(Entries with chart source code)
★ ★ ★
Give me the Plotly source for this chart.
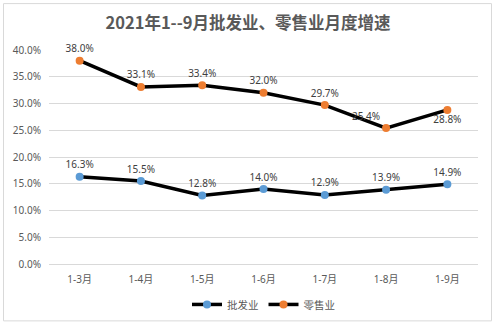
import plotly.graph_objects as go

categories = ["1-3月", "1-4月", "1-5月", "1-6月", "1-7月", "1-8月", "1-9月"]
wholesale = [16.3, 15.5, 12.8, 14.0, 12.9, 13.9, 14.9]
retail = [38.0, 33.1, 33.4, 32.0, 29.7, 25.4, 28.8]
series_names = ["批发业", "零售业"]
title_text = "2021年1--9月批发业、零售业月度增速"
y_ticks = [0, 5, 10, 15, 20, 25, 30, 35, 40]

FONT = "Noto Sans, Noto Sans CJK SC, sans-serif"

retail_pos = ["top center"] * 5 + ["top left", "bottom center"]

fig = go.Figure()
fig.add_trace(go.Scatter(
    x=categories, y=wholesale, name=series_names[0],
    mode="lines+markers+text", cliponaxis=False,
    line=dict(color="black", width=3.5),
    marker=dict(color="#5B9BD5", size=8),
    text=[f"{v:.1f}%" for v in wholesale],
    textposition="top center",
    textfont=dict(family=FONT, size=10, color="#404040"),
))
fig.add_trace(go.Scatter(
    x=categories, y=retail, name=series_names[1],
    mode="lines+markers+text", cliponaxis=False,
    line=dict(color="black", width=3.5),
    marker=dict(color="#ED7D31", size=8),
    text=[f"{v:.1f}%" for v in retail],
    textposition=retail_pos,
    textfont=dict(family=FONT, size=10, color="#404040"),
))

fig.update_layout(
    width=496, height=327,
    margin=dict(l=49, r=18, t=50, b=62.5, autoexpand=False),
    paper_bgcolor="white", plot_bgcolor="white",
    title=dict(text="<b>" + title_text + "</b>", x=0.5, xanchor="center",
               y=1 - 23 / 327, yanchor="middle",
               font=dict(family="Noto Sans CJK SC, sans-serif", size=16.5, color="#595959")),
    showlegend=True,
    legend=dict(orientation="h", x=0.5, xanchor="center", y=-0.189, yanchor="middle",
                font=dict(family="Noto Sans CJK SC, sans-serif", size=10.5, color="#595959"),
                itemwidth=30, bgcolor="rgba(0,0,0,0)"),
    shapes=[dict(type="rect", xref="paper", yref="paper",
                 x0=-0.106, x1=1.0315, y0=-0.2657, y1=1.2168,
                 line=dict(color="#D9D9D9", width=1), layer="below")],
)
fig.update_xaxes(type="category", range=[-0.5, 6.5], showgrid=False, showline=False,
                 zeroline=False, ticks="", ticklabelstandoff=8, automargin=False,
                 tickfont=dict(family=FONT, size=10, color="#595959"))
fig.update_yaxes(range=[0, 40], tickvals=y_ticks,
                 ticktext=[f"{v:.1f}%" for v in y_ticks],
                 showgrid=True, gridcolor="#D9D9D9", gridwidth=1,
                 zeroline=True, zerolinecolor="#D9D9D9", zerolinewidth=1,
                 showline=False, ticks="", ticklabelstandoff=7, automargin=False,
                 tickfont=dict(family=FONT, size=10, color="#595959"))

fig.write_html("out.html")
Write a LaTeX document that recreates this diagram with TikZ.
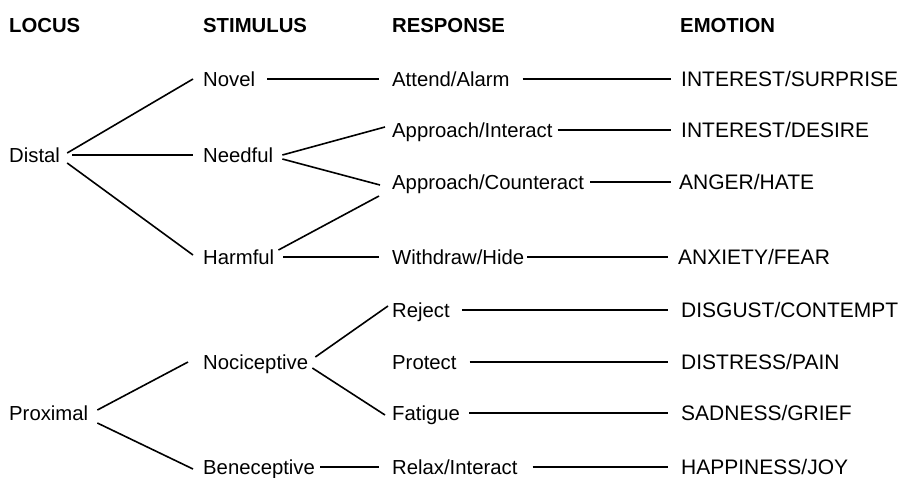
★ ★ ★
### Set problem
Every record above must be given again exactly; drop the pictures.

### Reply to the task
Give me the Plotly source for this chart.
import plotly.graph_objects as go

categories = ["1-3月", "1-4月", "1-5月", "1-6月", "1-7月", "1-8月", "1-9月"]
wholesale = [16.3, 15.5, 12.8, 14.0, 12.9, 13.9, 14.9]
retail = [38.0, 33.1, 33.4, 32.0, 29.7, 25.4, 28.8]
series_names = ["批发业", "零售业"]
title_text = "2021年1--9月批发业、零售业月度增速"
y_ticks = [0, 5, 10, 15, 20, 25, 30, 35, 40]

FONT = "Noto Sans, Noto Sans CJK SC, sans-serif"

retail_pos = ["top center"] * 5 + ["top left", "bottom center"]

fig = go.Figure()
fig.add_trace(go.Scatter(
    x=categories, y=wholesale, name=series_names[0],
    mode="lines+markers+text", cliponaxis=False,
    line=dict(color="black", width=3.5),
    marker=dict(color="#5B9BD5", size=8),
    text=[f"{v:.1f}%" for v in wholesale],
    textposition="top center",
    textfont=dict(family=FONT, size=10, color="#404040"),
))
fig.add_trace(go.Scatter(
    x=categories, y=retail, name=series_names[1],
    mode="lines+markers+text", cliponaxis=False,
    line=dict(color="black", width=3.5),
    marker=dict(color="#ED7D31", size=8),
    text=[f"{v:.1f}%" for v in retail],
    textposition=retail_pos,
    textfont=dict(family=FONT, size=10, color="#404040"),
))

fig.update_layout(
    width=496, height=327,
    margin=dict(l=49, r=18, t=50, b=62.5, autoexpand=False),
    paper_bgcolor="white", plot_bgcolor="white",
    title=dict(text="<b>" + title_text + "</b>", x=0.5, xanchor="center",
               y=1 - 23 / 327, yanchor="middle",
               font=dict(family="Noto Sans CJK SC, sans-serif", size=16.5, color="#595959")),
    showlegend=True,
    legend=dict(orientation="h", x=0.5, xanchor="center", y=-0.189, yanchor="middle",
                font=dict(family="Noto Sans CJK SC, sans-serif", size=10.5, color="#595959"),
                itemwidth=30, bgcolor="rgba(0,0,0,0)"),
    shapes=[dict(type="rect", xref="paper", yref="paper",
                 x0=-0.106, x1=1.0315, y0=-0.2657, y1=1.2168,
                 line=dict(color="#D9D9D9", width=1), layer="below")],
)
fig.update_xaxes(type="category", range=[-0.5, 6.5], showgrid=False, showline=False,
                 zeroline=False, ticks="", ticklabelstandoff=8, automargin=False,
                 tickfont=dict(family=FONT, size=10, color="#595959"))
fig.update_yaxes(range=[0, 40], tickvals=y_ticks,
                 ticktext=[f"{v:.1f}%" for v in y_ticks],
                 showgrid=True, gridcolor="#D9D9D9", gridwidth=1,
                 zeroline=True, zerolinecolor="#D9D9D9", zerolinewidth=1,
                 showline=False, ticks="", ticklabelstandoff=7, automargin=False,
                 tickfont=dict(family=FONT, size=10, color="#595959"))

fig.write_html("out.html")
Write a LaTeX document that recreates this diagram with TikZ.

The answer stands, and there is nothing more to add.